Founded in 2007,
the Yale Baroque Opera Project performed its fifteenth operatic production this past weekend at the University Theatre, to a filled house of enthusiastic Baroque fans of all ages.
ORFEO by Luigi Rossi was a new one for me, but certainly not my first time with the story of Orfeo and Eurydice, who were, let’s face it, the IT couple of the Baroque era. Gluck and Monteverdi were other composers of the period who had a crack at the story, and it is their settings with which most people are familiar. Luigi Rossi’s setting is a story within a story, and takes place on a ship. The story of Orfeo and Eurydice is being told by crew members to pass the time on their voyage from Tierra del Fuego toward Tahiti.
The program explains that the opera was cut by about a third, for which I am grateful. As it was, it lasted 2 hours and 40 minutes. While Rossi’s music is lovely, there is much recitative, and made me long for a show stopping aria or two. That said, the ensemble music, was exquisite. There was some lovely singing, especially from countertenor Jack Lindberg, and sopranos Sara Speller and Lisl Wangermann as Eurydice.

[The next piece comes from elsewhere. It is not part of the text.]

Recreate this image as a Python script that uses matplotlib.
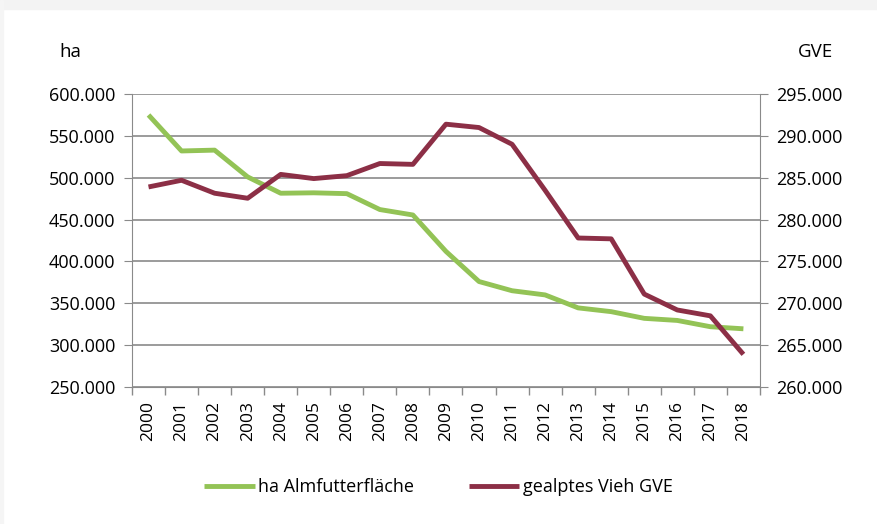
import numpy as np
import matplotlib.pyplot as plt
from matplotlib.ticker import FuncFormatter, FixedLocator
from matplotlib.patches import Rectangle

years = [str(y) for y in range(2000, 2019)]
ha_almfutter = [575000, 532000, 533000, 501000, 481500, 482000, 481000, 462000, 455500,
                412000, 376000, 365000, 360000, 344500, 340000, 332000, 329500, 322000, 319500]
gve_vieh = [283900, 284700, 283150, 282550, 285400, 284900, 285250, 286700, 286600,
            291400, 291000, 289000, 283500, 277800, 277700, 271100, 269200, 268500, 263900]

green = '#93c356'
maroon = '#8c2f46'
grid_c = '#8a8a8a'

plt.rcParams['font.family'] = ['Open Sans', 'DejaVu Sans']

fig = plt.figure(figsize=(8.77, 5.24), dpi=100)

# faint page edge at top and left
fig.patches.append(Rectangle((0, 1 - 9 / 524), 1, 9 / 524, transform=fig.transFigure,
                             color='#f3f3f3', zorder=0))
fig.patches.append(Rectangle((0, 0), 3 / 877, 1, transform=fig.transFigure,
                             color='#f5f5f5', zorder=0))

ax = fig.add_axes([0.1505, 0.2615, 0.716, 0.559])
ax2 = ax.twinx()

x = np.arange(len(years))
l1, = ax.plot(x, ha_almfutter, color=green, lw=3.5, solid_capstyle='butt', label='ha Almfutterfläche')
l2, = ax2.plot(x, gve_vieh, color=maroon, lw=3.5, solid_capstyle='butt', label='gealptes Vieh GVE')

ax.set_ylim(250000, 600000)
ax.set_yticks(np.arange(250000, 600001, 50000))
ax2.set_ylim(260000, 295000)
ax2.set_yticks(np.arange(260000, 295001, 5000))

fmt = FuncFormatter(lambda v, p: f'{int(v):,}'.replace(',', '.'))
ax.yaxis.set_major_formatter(fmt)
ax2.yaxis.set_major_formatter(fmt)

ax.set_xlim(-0.5, len(years) - 0.5)
ax.set_xticks(x)
ax.set_xticklabels(years, rotation=90, fontsize=12.5)
ax.xaxis.set_minor_locator(FixedLocator(np.arange(-0.5, len(years), 1.0)))
ax.tick_params(axis='x', which='major', length=0, pad=10)
ax.tick_params(axis='x', which='minor', length=6, color=grid_c, width=1)

ax.grid(axis='y', color=grid_c, lw=1.2)
ax.set_axisbelow(True)
ax.tick_params(axis='y', length=6, color=grid_c, labelsize=13, pad=6)
ax2.tick_params(axis='y', length=6, color=grid_c, labelsize=13, pad=6)

for a in (ax, ax2):
    for s in a.spines.values():
        s.set_visible(False)
ax.spines['left'].set_visible(True)
ax.spines['left'].set_color(grid_c)
ax.spines['bottom'].set_visible(True)
ax.spines['bottom'].set_color(grid_c)
ax2.spines['right'].set_visible(True)
ax2.spines['right'].set_color(grid_c)

fig.text(0.08, 0.9, 'ha', fontsize=13.5, ha='center', va='center')
fig.text(0.93, 0.9, 'GVE', fontsize=13.5, ha='center', va='center')

fig.legend(handles=[l1, l2], loc='center', bbox_to_anchor=(0.5, 0.07), ncol=2,
           frameon=False, fontsize=13, handlelength=2.8, handletextpad=0.2, columnspacing=3)

fig.savefig('out.png', dpi=100)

The small Baroque orchestra, consisting of harpsichords, recorders, theorbos, viols, violin, cello, and triple harp, was beautifully conducted by Grant Herreid, and Toni Dorfman’s did a wonderful job directing the actors.
Projection Designer, Camilla Tassi who is currently a research fellow in projection design at the Yale School of Drama, provided the superb projections that worked beautifully with Patrick Huber’s scenic designs and Solomon Weisbard’s broody lighting. Visually, this show was very impressive. And let me remind you that it was free!
It is truly astonishing how much great stuff in New Haven is free. Get out there and grab all the wonderful opportunities at Yale that come fast and furiously at the end of the school year. And it won’t be long until the Arts and Ideas Festival!!!!